Published online by Cambridge University Press: 05 June 2012
Introduction: the secular in historical and comparative perspective
There are many social and political reasons that may explain why the topic of secularisation has become a major issue in the humanities and social sciences and why it has also become such a critical problem of modern political life. One obvious reason is that in the modern world many important social movements find their inspiration in religious ideas and they are often directed by religious leaders. It is, of course, often difficult to separate out the nationalist, ethnic and political dimensions of what we call ‘religious movements’ that are the carriers of social protest, and hence one has to be cautious about attributing religious causes to political phenomena or religious motives to their adherents.

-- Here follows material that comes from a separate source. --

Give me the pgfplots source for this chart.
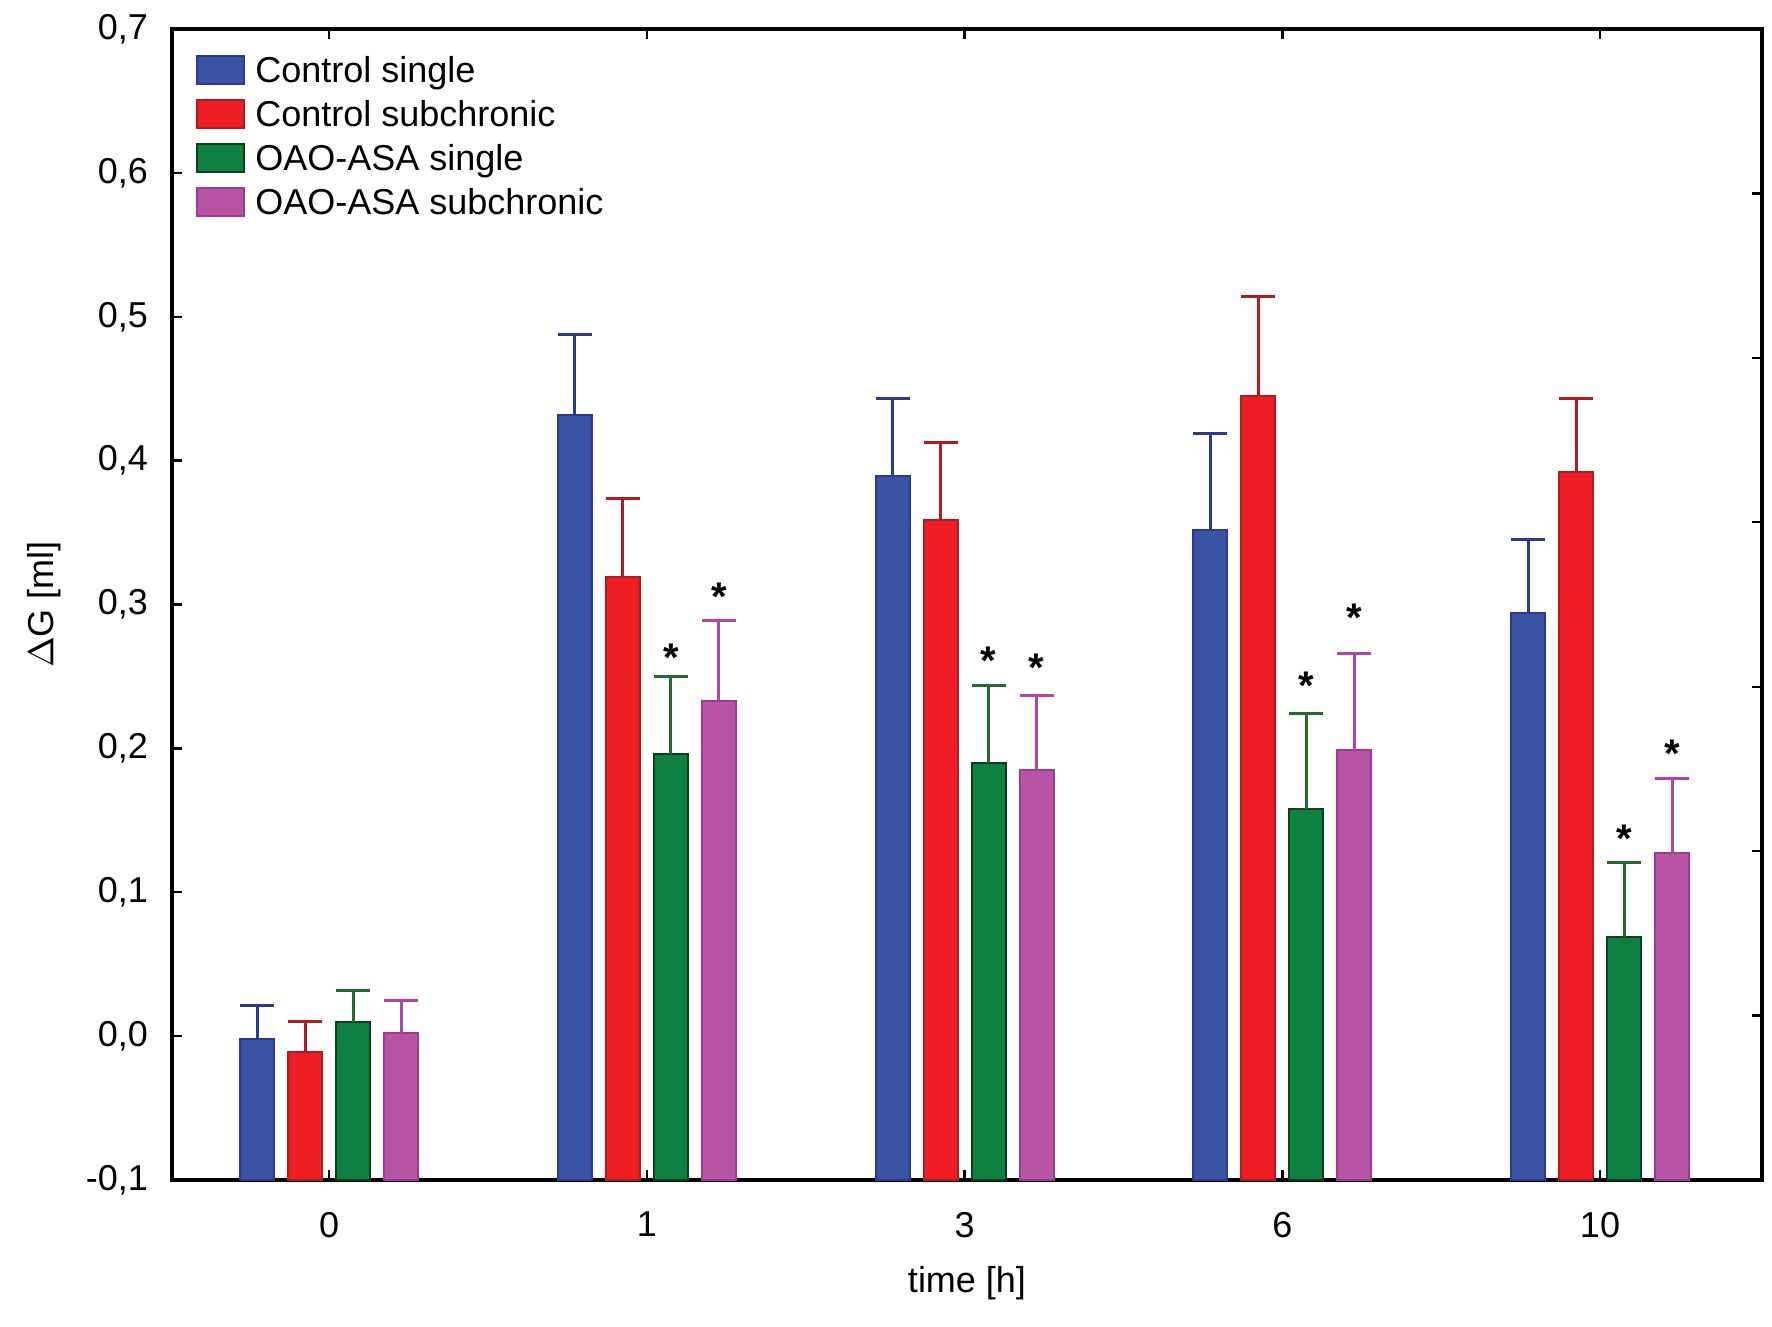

One example would be the plight of the Hui in Yunnan and Uighurs in Xinjiang in modern-day China (Berlie, 2004) or the enforced use of Islam in Chechnya to define a form of ethno-nationalism that is still acceptable to the state in Putin's Russia. In any discussion of secularisation, we have to keep in mind that much of the debate has been generated not just by the growth of radical forms of Islam, but more generally by the rise of fundamentalism (Marty and Appleby, 1991). What has been identified as a crisis of liberalism around the separation of the church and state is nevertheless closely connected with the Western response to the growing influence of Islam in Europe.